Publicado no Portal EcoDebate, 19/06/2015

Educação Ambiental: infelizmente ainda está faltando muito


Educação Ambiental: infelizmente ainda está faltando muito, artigo de Luiz Eduardo Corrêa Lima

sustentabilidade

 

[EcoDebate] O Brasil é um país onde o setor primário, isto é, a agricultura, a pecuária e a mineração se constituem na base da economia. Além disso, o setor secundário é quase totalmente ocupado por empresas multinacionais e a grande maioria delas é totalmente despreocupada com as questões ambientais e menos preocupadas ainda com o Brasil e a população brasileira. Se não bastasse isso, ainda temos essa mania terrível de achar que a economia é tudo. Em suma, aqui no Brasil, além de termos a infeliz mania de achar que a economia é, de fato, a única coisa importante para o país, ainda sofremos com a exagerada exploração dos recursos naturais e o desleixo das empresas multinacionais.
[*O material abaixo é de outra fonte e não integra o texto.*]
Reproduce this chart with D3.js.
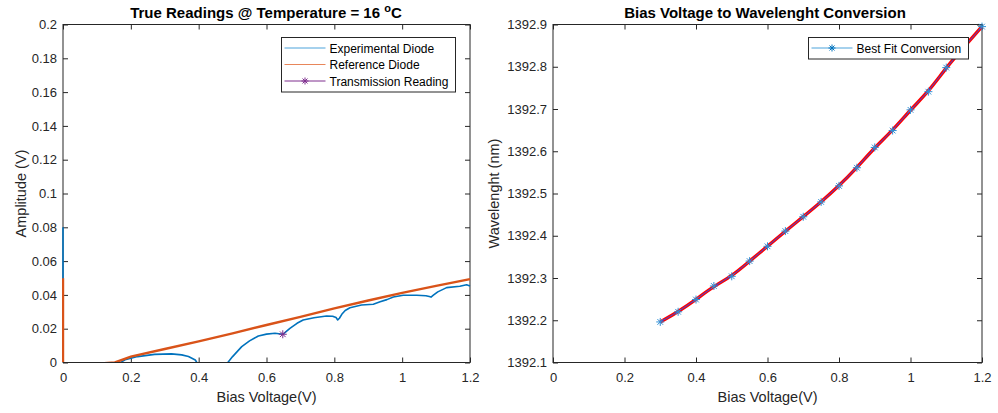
<!DOCTYPE html>
<html>
<head>
<meta charset="utf-8">
<script src="https://cdn.jsdelivr.net/npm/d3@7"></script>
<style>
  body { margin: 0; background: #fff; }
  svg { font-family: "Liberation Sans", Arial, sans-serif; }
  .eje text { fill: #262626; font-size: 13px; }
  .eje path, .eje line { stroke: #262626; }
</style>
</head>
<body>
<div id="graf"></div>
<script>
// I. Datos leidos de la figura
// panel izquierdo: lecturas (los tramos planos quedan justo bajo el eje)
expV   = [0, 0, 0, 0.153, 0.183, 0.22, 0.27, 0.32, 0.35, 0.37, 0.39, 0.401, 0.478, 0.5, 0.527, 0.55, 0.576, 0.6, 0.625, 0.648, 0.669, 0.69, 0.708, 0.74, 0.777, 0.795, 0.805, 0.81, 0.815, 0.822, 0.832, 0.846, 0.88, 0.915, 0.935, 0.955, 0.974, 1.003, 1.043, 1.07, 1.08, 1.085, 1.092, 1.105, 1.131, 1.17, 1.19, 1.2]
expAmp = [0.08, 0.05, -0.002, -0.002, 0.0016, 0.0035, 0.0048, 0.0051, 0.0045, 0.0035, 0.0015, -0.002, -0.002, 0.0035, 0.0094, 0.0128, 0.0157, 0.0168, 0.0173, 0.0167, 0.0202, 0.0232, 0.0251, 0.0265, 0.0275, 0.0274, 0.0266, 0.0252, 0.0262, 0.0285, 0.0308, 0.0324, 0.034, 0.0345, 0.0359, 0.0372, 0.0388, 0.0398, 0.0398, 0.0395, 0.039, 0.0387, 0.0398, 0.0418, 0.0443, 0.0451, 0.046, 0.0453]

refV   = [0, 0, 0, 0.153, 0.2, 0.3, 0.4, 0.5, 0.6, 0.7, 0.8, 0.9, 1.0, 1.1, 1.2]
refAmp = [0.0498, -0.002, -0.002, 0, 0.0035, 0.008, 0.0125, 0.0172, 0.0222, 0.027, 0.032, 0.0367, 0.0412, 0.0453, 0.0493]

transV   = [0.648]
transAmp = [0.0167]

// panel derecho: conversion
fitV  = [0.3, 0.35, 0.4, 0.45, 0.5, 0.55, 0.6, 0.65, 0.7, 0.75, 0.8, 0.85, 0.9, 0.95, 1.0, 1.05, 1.1, 1.15, 1.2]
fitNm = [1392.196, 1392.220, 1392.249, 1392.281, 1392.304, 1392.340, 1392.375, 1392.411, 1392.445, 1392.480, 1392.518, 1392.561, 1392.609, 1392.649, 1392.698, 1392.741, 1392.798, 1392.847, 1392.895]

ticksX     = [0, 0.2, 0.4, 0.6, 0.8, 1, 1.2]
ticksAmp   = [0, 0.02, 0.04, 0.06, 0.08, 0.1, 0.12, 0.14, 0.16, 0.18, 0.2]
ticksNm    = [1392.1, 1392.2, 1392.3, 1392.4, 1392.5, 1392.6, 1392.7, 1392.8, 1392.9]

azul = '#0072BD'
naranja = '#D95319'
morado = '#7E2F8E'

// II. Configuracion
svg = d3.select('#graf').append('svg')
        .attr('width', 998)
        .attr('height', 413)

top_ = 24.5
bottom_ = 362.5

xL = d3.scaleLinear().domain([0, 1.2]).range([63, 470])
yL = d3.scaleLinear().domain([0, 0.2]).range([bottom_, top_])
xR = d3.scaleLinear().domain([0, 1.2]).range([553, 982])
yR = d3.scaleLinear().domain([1392.1, 1392.9]).range([bottom_, top_])

defs = svg.append('defs')
defs.append('clipPath').attr('id', 'clipL')
    .append('rect').attr('x', 62).attr('y', top_).attr('width', 409).attr('height', bottom_ - top_ - 0.5)

// asterisco estilo matlab
function estrella(g, cx, cy, r, color) {
  d = r * 0.707
  g.append('path')
   .attr('d', `M${cx - r},${cy}H${cx + r}M${cx},${cy - r}V${cy + r}` +
              `M${cx - d},${cy - d}L${cx + d},${cy + d}M${cx - d},${cy + d}L${cx + d},${cy - d}`)
   .attr('stroke', color)
   .attr('stroke-width', 1)
   .attr('fill', 'none')
}

function ejes(x, y, yTicks, fmtY) {
  g = svg.append('g').attr('class', 'eje')
  x0 = x.range()[0], x1 = x.range()[1]
  g.append('rect')
   .attr('x', x0).attr('y', top_)
   .attr('width', x1 - x0).attr('height', bottom_ - top_)
   .attr('fill', 'none').attr('stroke', '#262626').attr('stroke-width', 1)

  g.append('g').attr('transform', `translate(0, ${bottom_})`)
   .call(d3.axisBottom(x).tickValues(ticksX).tickSize(-5).tickPadding(10).tickFormat(d3.format('~g')))
   .call(s => s.select('.domain').remove())
  g.append('g').attr('transform', `translate(0, ${top_})`)
   .call(d3.axisTop(x).tickValues(ticksX).tickSize(-5).tickFormat(''))
   .call(s => s.select('.domain').remove())
  g.append('g').attr('transform', `translate(${x0}, 0)`)
   .call(d3.axisLeft(y).tickValues(yTicks).tickSize(-5).tickPadding(6).tickFormat(fmtY))
   .call(s => s.select('.domain').remove())
  g.append('g').attr('transform', `translate(${x1}, 0)`)
   .call(d3.axisRight(y).tickValues(yTicks).tickSize(-5).tickFormat(''))
   .call(s => s.select('.domain').remove())
  return g
}

function leyenda(x0, y0, w, filas) {
  g = svg.append('g')
  g.append('rect').attr('x', x0).attr('y', y0).attr('width', w)
   .attr('height', filas.length * 16.5 + 5)
   .attr('fill', '#fff').attr('stroke', '#262626').attr('stroke-width', 1)
  filas.forEach((f, i) => {
    cy = y0 + 10.5 + i * 16.5
    g.append('line').attr('x1', x0 + 3).attr('x2', x0 + 44)
     .attr('y1', cy).attr('y2', cy)
     .attr('stroke', f.color).attr('stroke-width', 1)
    if (f.marca) estrella(g, x0 + 23.5, cy, 3.5, f.marca)
    g.append('text').attr('x', x0 + 48).attr('y', cy + 4.5)
     .attr('font-size', '12px').attr('fill', '#000').text(f.texto)
  })
}

// III. Panel izquierdo
ejes(xL, yL, ticksAmp, d3.format('~g'))

lineL = d3.line().x((d, i) => xL(d[0])).y(d => yL(d[1]))

datos = svg.append('g').attr('clip-path', 'url(#clipL)')
datos.append('path')
   .datum(expV.map((v, i) => [v, expAmp[i]]))
   .attr('d', lineL)
   .attr('fill', 'none').attr('stroke', azul).attr('stroke-width', 1.6)
   .attr('stroke-linejoin', 'round')

datos.append('path')
   .datum(refV.map((v, i) => [v, refAmp[i]]))
   .attr('d', lineL)
   .attr('fill', 'none').attr('stroke', naranja).attr('stroke-width', 2.4)

gt = svg.append('g')
transV.forEach((v, i) => estrella(gt, xL(v), yL(transAmp[i]), 4, morado))

tit = svg.append('text')
   .attr('x', 266).attr('y', 18).attr('text-anchor', 'middle')
   .attr('font-size', '15px').attr('font-weight', 'bold')
tit.append('tspan').text('True Readings @ Temperature = 16 ')
tit.append('tspan').attr('font-size', '11px').attr('dy', -6).text('o')
tit.append('tspan').attr('dy', 6).text('C')

svg.append('text')
   .attr('x', 266.5).attr('y', 402).attr('text-anchor', 'middle')
   .attr('font-size', '14.5px').attr('fill', '#262626')
   .text('Bias Voltage(V)')

svg.append('text')
   .attr('transform', `translate(26, 193.5) rotate(-90)`)
   .attr('text-anchor', 'middle')
   .attr('font-size', '14.5px').attr('fill', '#262626')
   .text('Amplitude (V)')

leyenda(281.5, 37.5, 174, [
  { texto: 'Experimental Diode', color: '#4DA3DB' },
  { texto: 'Reference Diode', color: '#E8865A' },
  { texto: 'Transmission Reading', color: morado, marca: morado }
])

// IV. Panel derecho
ejes(xR, yR, ticksNm, d3.format('.1f'))

lineR = d3.line().x(d => xR(d[0])).y(d => yR(d[1])).curve(d3.curveBasis)
fitData = fitV.map((v, i) => [v, fitNm[i]])

svg.append('path').datum(fitData).attr('d', lineR)
   .attr('fill', 'none').attr('stroke', '#FF0000').attr('stroke-width', 3.4)
svg.append('path').datum(fitData).attr('d', lineR)
   .attr('fill', 'none').attr('stroke', '#2F54E8').attr('stroke-width', 1)

gm = svg.append('g')
fitData.forEach(d => estrella(gm, xR(d[0]), yR(d[1]), 4, '#2E8FD6'))

svg.append('text')
   .attr('x', 765).attr('y', 18).attr('text-anchor', 'middle')
   .attr('font-size', '15px').attr('font-weight', 'bold')
   .text('Bias Voltage to Wavelenght Conversion')

svg.append('text')
   .attr('x', 767.5).attr('y', 402).attr('text-anchor', 'middle')
   .attr('font-size', '14.5px').attr('fill', '#262626')
   .text('Bias Voltage(V)')

svg.append('text')
   .attr('transform', `translate(499, 193.5) rotate(-90)`)
   .attr('text-anchor', 'middle')
   .attr('font-size', '14.5px').attr('fill', '#262626')
   .text('Wavelenght (nm)')

leyenda(808.5, 37.5, 160, [
  { texto: 'Best Fit Conversion', color: '#4DA3DB', marca: azul }
])
</script>
</body>
</html>
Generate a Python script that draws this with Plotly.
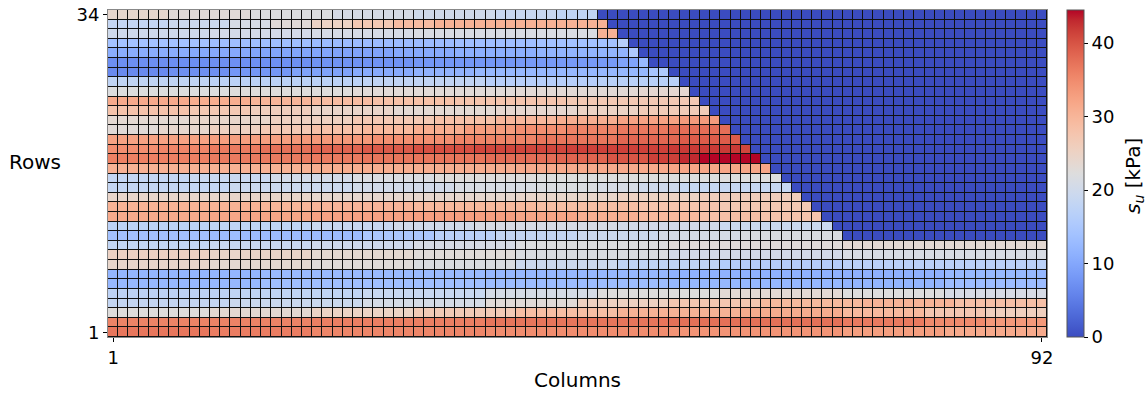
import numpy as np
import plotly.graph_objects as go

# ---- data: undrained shear strength s_u [kPa], 34 rows x 92 columns ----
# each row given as runs of (value, number of columns), row 1 (bottom) first
n_cols = 92
n_rows = 34
su_runs = [
    [(37, 10), (36.3, 10), (35.5, 17), (34.8, 18), (34, 17), (32.8, 10), (31.5, 10)],                      # row 1
    [(35.8, 20), (36.2, 17), (37, 18), (37.5, 17), (36.5, 8), (35, 6), (33.5, 6)],                         # row 2
    [(22.5, 10), (23.5, 10), (25, 10), (26.8, 10), (28.8, 10), (30.5, 12), (31.3, 10), (29.5, 8), (27.5, 6), (25.8, 6)],
    [(18.3, 12), (19.3, 13), (20.8, 12), (23, 9), (25.5, 9), (27.5, 9), (29.5, 10), (30.3, 9), (28.5, 9)],
    [(17.5, 12), (18, 13), (19, 12), (20.8, 11), (22.5, 12), (23.3, 12), (22.2, 10), (21, 10)],
    [(12.4, 15), (13.5, 22), (13.2, 18), (12.3, 17), (11.7, 10), (13.2, 10)],
    [(12, 15), (12.7, 22), (12.2, 18), (11.5, 17), (11.2, 10), (12.3, 10)],
    [(24.3, 10), (23.5, 10), (22.7, 10), (21.8, 10), (19.5, 10), (17.8, 10), (16, 12), (17, 20)],
    [(25.2, 10), (24.5, 10), (23.5, 10), (22.7, 10), (21.8, 15), (20.5, 17), (21.3, 20)],
    [(18, 10), (18.8, 10), (19.8, 10), (21, 10), (22, 15), (22.8, 17), (23.5, 20)],                        # row 10
    [(14, 10), (13.3, 15), (15, 7), (17, 6), (18.3, 8), (19.5, 8), (20.8, 8), (21.8, 10), (0, 20)],
    [(17.3, 10), (17.8, 10), (19, 8), (20.3, 8), (21, 14), (20.3, 10), (19.3, 11), (0, 21)],
    [(31.5, 10), (32, 10), (32.5, 10), (32.8, 10), (32, 6), (30.8, 6), (29.5, 6), (28.5, 6), (27.8, 6), (0, 22)],
    [(30.5, 15), (30, 15), (29.5, 12), (28.8, 10), (27.8, 8), (27, 9), (0, 23)],
    [(24.5, 20), (24, 20), (24.5, 10), (25.3, 8), (26.2, 10), (0, 24)],
    [(18.5, 12), (19.3, 12), (20.3, 10), (21.3, 8), (21.8, 6), (21, 4), (19.8, 4), (18.7, 11), (0, 25)],
    [(18.3, 8), (19, 8), (20.3, 8), (21.5, 8), (22.5, 10), (22.3, 24), (0, 26)],
    [(30.5, 20), (31, 20), (31.5, 15), (32, 10), (0, 27)],
    [(36, 10), (36.5, 15), (37, 12), (37.7, 7), (38.5, 5), (39.8, 4), (41.5, 3), (43, 2), (44.5, 6), (0, 28)],
    [(34.5, 5), (35.5, 5), (36.5, 5), (37.5, 5), (38.5, 5), (39.5, 5), (40.3, 6), (41, 9), (41.5, 10), (42, 7), (41, 1), (0, 29)],
    [(32.3, 10), (32.8, 8), (33.5, 8), (34.5, 8), (35.7, 8), (37, 8), (38.3, 6), (39.3, 6), (0, 30)],
    [(23, 5), (24, 5), (25.5, 5), (27, 5), (28.3, 5), (29.5, 5), (31, 5), (33, 5), (34.5, 5), (35.7, 5), (36.7, 5), (37.7, 6), (0, 31)],
    [(23.5, 8), (24.3, 8), (25.5, 8), (27, 8), (28.3, 6), (29.7, 6), (31, 6), (32.3, 6), (33.3, 4), (0, 32)],
    [(28, 8), (27, 6), (26, 6), (24.5, 8), (23.3, 10), (23.8, 8), (25, 6), (26.5, 7), (0, 33)],
    [(31.5, 8), (31, 6), (30, 6), (29, 6), (28.3, 8), (27.8, 11), (27, 13), (0, 34)],
    [(22, 12), (22.5, 12), (23, 16), (23.3, 12), (23.8, 5), (0, 35)],
    [(17.8, 10), (17.3, 15), (17.8, 12), (16.5, 11), (17, 8), (0, 36)],
    [(6.5, 6), (7.2, 6), (8, 6), (9.3, 6), (10.5, 6), (11.5, 6), (12.3, 17), (14.5, 1), (15.5, 1), (0, 37)],
    [(7, 10), (7.2, 10), (7.5, 10), (8, 10), (8.3, 10), (9.5, 2), (12.5, 1), (0, 39)],
    [(10.8, 8), (10.3, 6), (9.7, 8), (9.5, 6), (10.3, 6), (11, 8), (11.7, 9), (15.3, 1), (0, 40)],
    [(14, 10), (13.5, 10), (13, 14), (13.5, 8), (14, 8), (16.5, 1), (0, 41)],
    [(20, 10), (20.5, 10), (21, 10), (21.5, 18), (30.5, 2), (0, 42)],
    [(18.5, 6), (19.5, 6), (21, 4), (23, 4), (25, 4), (27, 4), (29, 4), (30.5, 17), (0, 43)],
    [(24, 6), (23, 8), (22, 8), (21, 8), (20, 8), (19, 6), (18, 4), (0, 44)],                           # row 34
]
col_ticks = [1, 92]
row_ticks = [1, 34]
cbar_ticks = [0, 10, 20, 30, 40]
su_max = 44.5

# ---- build grid from runs ----
z = []
for runs in su_runs:
    row = []
    for v, n in runs:
        row.extend([v] * n)
    row = (row + [0] * n_cols)[:n_cols]
    z.append(row)
z = np.array(z)

# ---- matplotlib coolwarm colormap ----
cw = [
    (0.2298057, 0.298717966, 0.753683153), (0.26623388, 0.353094838, 0.801466763),
    (0.30386891, 0.406535296, 0.84495867), (0.342804478, 0.458757618, 0.883725899),
    (0.38301334, 0.50941904, 0.917387822), (0.424369608, 0.558148092, 0.945619588),
    (0.46666708, 0.604562568, 0.968154911), (0.509635204, 0.648280772, 0.98478814),
    (0.552953156, 0.688929332, 0.995375608), (0.596262162, 0.726149107, 0.999836203),
    (0.639176211, 0.759599947, 0.998151185), (0.681291281, 0.788964712, 0.990363227),
    (0.722193294, 0.813952739, 0.976574709), (0.761464949, 0.834302879, 0.956945269),
    (0.798691636, 0.849786142, 0.931688648), (0.833466556, 0.860207984, 0.901068838),
    (0.865395197, 0.86541021, 0.865395561), (0.897787179, 0.848937047, 0.820880546),
    (0.924127593, 0.827384882, 0.774508472), (0.944468518, 0.800927443, 0.726736146),
    (0.958852946, 0.769767752, 0.678007945), (0.96732803, 0.734132809, 0.628751763),
    (0.969954137, 0.694266682, 0.579375448), (0.966811177, 0.650421156, 0.530263762),
    (0.958003065, 0.602842431, 0.481775914), (0.943660866, 0.551750968, 0.434243684),
    (0.923944917, 0.49730856, 0.387970225), (0.89904617, 0.439559467, 0.343229596),
    (0.869186849, 0.378313092, 0.300267182), (0.834620542, 0.312874446, 0.259301199),
    (0.795631745, 0.24128379, 0.220525627), (0.752534934, 0.157246067, 0.184115123),
    (0.705673158, 0.01555616, 0.150232812),
]
colorscale = [[i / (len(cw) - 1), "rgb(%d,%d,%d)" % tuple(round(c * 255) for c in rgb)]
              for i, rgb in enumerate(cw)]

FONT = "DejaVu Sans"
L, R, T, B = 108, 1047, 10, 337
W, H = 1148, 396
pw, ph = R - L, B - T

def px_x(x):
    return (x - L) / pw

def px_y(y):
    return (B - y) / ph

fig = go.Figure(go.Heatmap(
    z=z,
    x=list(range(1, n_cols + 1)),
    y=list(range(1, n_rows + 1)),
    zmin=0, zmax=su_max,
    colorscale=colorscale,
    xgap=1, ygap=1,
    colorbar=dict(
        thickness=17, thicknessmode="pixels",
        len=ph, lenmode="pixels",
        x=px_x(1067), xanchor="left", xpad=0,
        y=0.5, yanchor="middle", ypad=0,
        outlinewidth=1, outlinecolor="#555",
        tickvals=cbar_ticks, ticks="outside", ticklen=4, tickcolor="#000",
        tickfont=dict(family=FONT, size=18, color="#000"),
    ),
))

fig.update_layout(
    width=W, height=H,
    margin=dict(l=L, r=W - R, t=T, b=H - B, pad=0, autoexpand=False),
    paper_bgcolor="white",
    plot_bgcolor="#111",
    font=dict(family=FONT, size=18, color="#000"),
    xaxis=dict(range=[0.5, n_cols + 0.5], tickvals=col_ticks, ticks="outside", ticklen=4,
               tickcolor="#000", showgrid=False, zeroline=False,
               showline=True, linecolor="#888", linewidth=1, mirror=True,
               tickfont=dict(family=FONT, size=18)),
    yaxis=dict(range=[0.5, n_rows + 0.5], tickvals=row_ticks, ticks="outside", ticklen=4,
               tickcolor="#000", showgrid=False, zeroline=False,
               showline=True, linecolor="#888", linewidth=1, mirror=True,
               tickfont=dict(family=FONT, size=18)),
    annotations=[
        dict(text="Rows", xref="paper", yref="paper", x=px_x(35), y=px_y(162),
             xanchor="center", yanchor="middle", showarrow=False,
             font=dict(family=FONT, size=20)),
        dict(text="Columns", xref="paper", yref="paper", x=0.5, y=px_y(380),
             xanchor="center", yanchor="middle", showarrow=False,
             font=dict(family=FONT, size=20)),
        dict(text="<i>s</i><sub><i>u</i></sub> [kPa]", xref="paper", yref="paper",
             x=px_x(1134), y=px_y(176), textangle=-90,
             xanchor="center", yanchor="middle", showarrow=False,
             font=dict(family=FONT, size=20)),
    ],
)

fig.write_html("out.html")
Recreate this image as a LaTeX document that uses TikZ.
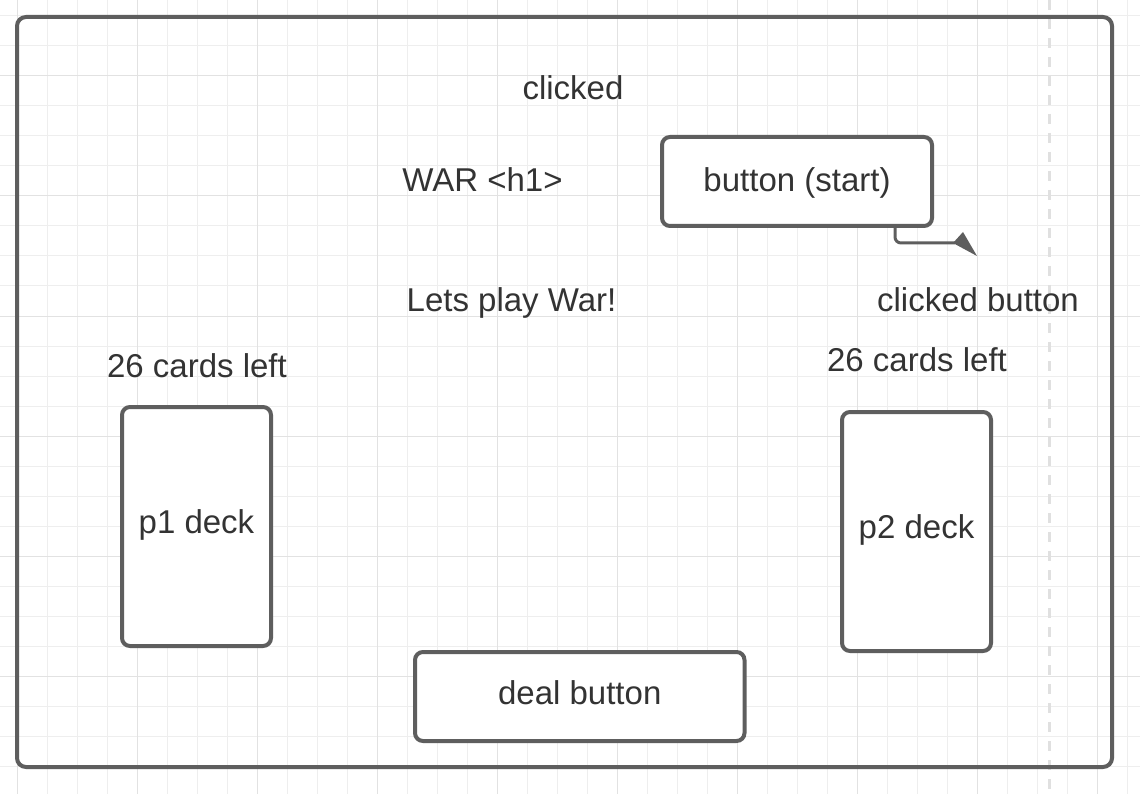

Assim, com essas condições funcionais e operacionais de nossa base econômica, associadas com essa mania inverídica da importância quase exclusiva de entender a economia como sendo o único mecanismo de avaliação do desenvolvimento, seguimos nosso triste caminho, quem nem Dom Quixote, na busca de dias melhores. É bom lembrar que essas condições estão tão arraigadas que lamentavelmente atingem tanto os dirigentes (governantes) nacionais, como a grande maioria das pessoas e por isso mesmo consistem claramente na raiz de nossa eterna dependência.

Um país que possui essas características básicas e ainda com essa população, de visão generalizadamente caolha, apresenta uma cultura que realmente não permite pensar que a Educação Ambiental seja realmente algo importante e necessário para melhorar o desenvolvimento e a qualidade de vida das pessoas. Há necessidade de mudar essa cultura, desqualificando esse pensamento errôneo e criando novas maneiras de pensar que produzam novos comportamentos e que possam gerar novas atitudes na população brasileira. Temos sim que colocar metas de Educação Ambiental e de Desenvolvimento Sustentável na vanguarda de nossas ações para que ocupemos o nosso devido lugar no cenário internacional.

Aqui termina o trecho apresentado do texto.